You are in Chiyoda Ward, a considerable part of which is the palace compound (usually referred to simply “kookyo”), a vast area encircled by a high wall of huge rocks and moat with deep water. Beyond the trees seen from the street is, it seems, a wood; I heard that quite a few species of birds and small animals live there. The palace, or the castle, was once a residence of the Tokugawa shoguns, the first of whom had it built. The compound now consists at three parts: Kitanomaru, Higashi Garden and Nishinomaru, generally referred to as Fukiage-gyoen and off-limits to the public, it being the residence of emperors and his consort.
Gaien, or Outer Garden, is a big open space, where, in the shogun’s era, were the residences of some high-ranking officials; now with low-growing black pines in part is for the public to enjoy. Sometimes you see volunteers (from all over Japan, I heard) taking care of these pines, literally needle by needle. This plaza, whose expansiveness is rare in central Tokyo, is now a park, which people use in various ways including political gatherings (including a particular May Day demonstration, which ended with a few casualties), students rallies and gatherings for New Years Day celebration and on the occasions for mourning. Beyond Nijubashi, an elegant bridge, is off-limits to the public but twice a year it can be crossed into the inner part of the palace compound, and one can be greeted by the emperor and other royal families.

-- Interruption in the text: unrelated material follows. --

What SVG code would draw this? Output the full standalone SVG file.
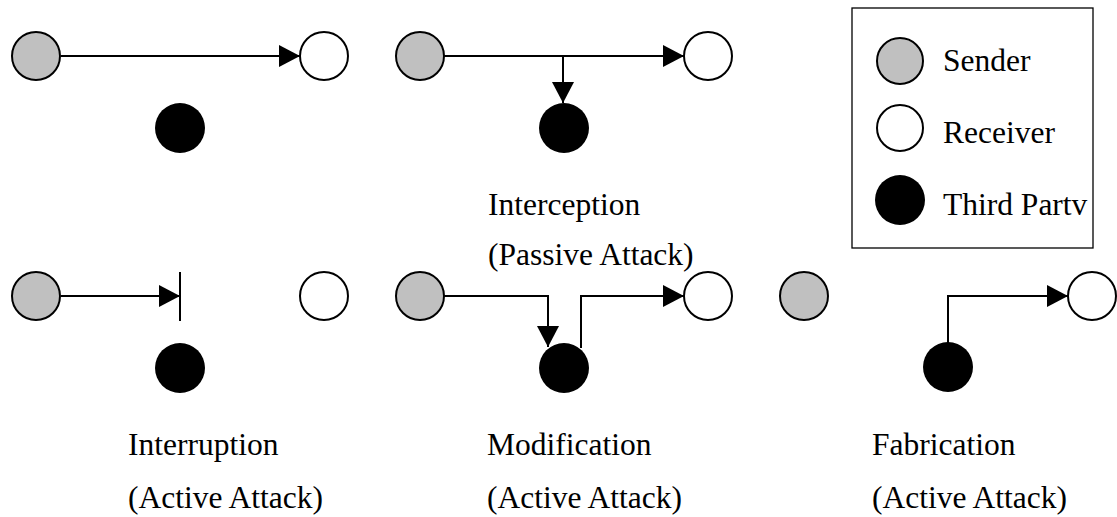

One reason that this public space of the plaza is so delightful and peaceful despite its being at the very center of Tokyo, is, as you quickly realize, because there are no high rises around at all; they are forbidden (although I don’t know of any laws to say so) or with a unanimous agreement. Someone described the palace compound a “black hole,” but being here, sitting or lying on the lawn of the Palace Plaza, you find as if time has ceased. You occasionally see a few joggers, some foreigners, going around the moat; this is an ideal spot to run or walk indeed. I used to bike here and felt happy, feeling a breeze on my face. I cannot think of a better place to be, not only in all of Tokyo but in any major city of the world that I know; that is the reason why I believe Tokyo is one of the greatest cities of the world.
Otemon Gate, which you reach at the end of the broad street you walked from the station, is the main one of several gates to the palace. The original one gate burned during the Tokyo firebombing, so what you see today is a reconstruction. Pay attention, however, that it is constructed with military combats in mind; there are two gates with a small open space between, and on one side is a high landing from which to attack lured enemies. You realize that the Palace, built originally as a castle, was also a military stronghold. Although there were no more wars since, the builder built it after having gone through the turbulent era of civil strife.
You go into the Palace Eastern Garden through this gate. A small building near the gate to your right is Shozokan, a museum where Imperial holdings, including gifts from royal families and governments of foreign countries, are on display; admission is free and displays occasionally changes. The garden, which is open to the public all year round, is also free; you enter having received a ticket at the entrance to return it at the other gate from which you exit.